In fact, Bryan Cave has already realized some revenue from this project. The pro-Arch tax Committee (Citizens For Safe And Accessible Arch And Public Parks Initiative In Collaboration With Civic Progress Action Commitee) filed a report 2/21/2013 which shows that Bryan Cave had already been paid about $5,800 for legal services. That report also identifies the sources of the pro-Arch tax Committee's funds: about $250,000 from Civic Progress, $75,000 from the Regional Business Council, and about $34,000 in in-kind donations from Washington University.

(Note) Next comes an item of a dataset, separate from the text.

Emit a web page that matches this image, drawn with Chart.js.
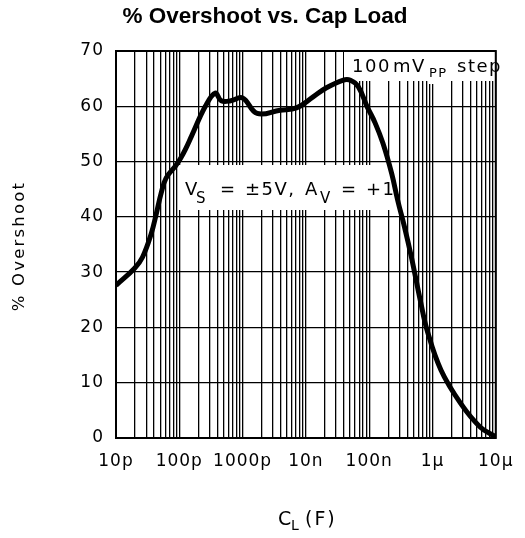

The St. Louis Post Dispatch reports that in total the tax will raise $780 million over twenty years. What they don't report, is where that money will be raised. If we assume that everyone in the region is hit by the tax about equally, then we can use the 2010 census numbers to approximate how much St. Louis city and county are each contributing to these projects. The 2010 census put the population of St. Louis city at 319,294 and the population of St. Louis county at 998,954. In other words, roughly three-quarters of the funds come from St. Louis county.
If the Arch tax passes, other parks in the St. Louis area will benefit from some of the funding. And a portion is slated for the unaccountable public-private Great Rivers Greenway. The Arch portion is 30% of the project or about $234 million. That means that roughly $175.5 million of St. Louis county funds will be exhausted on a project that boosts the property values of the most valuable land in the St. Louis region. In other words, those who own property adjacent to the area's premiere venues--the top 1%--reap the financial benefits while Target shoppers in the county foot the bill.
Mark your calendar and remember to vote NO on Prop P on April 2nd.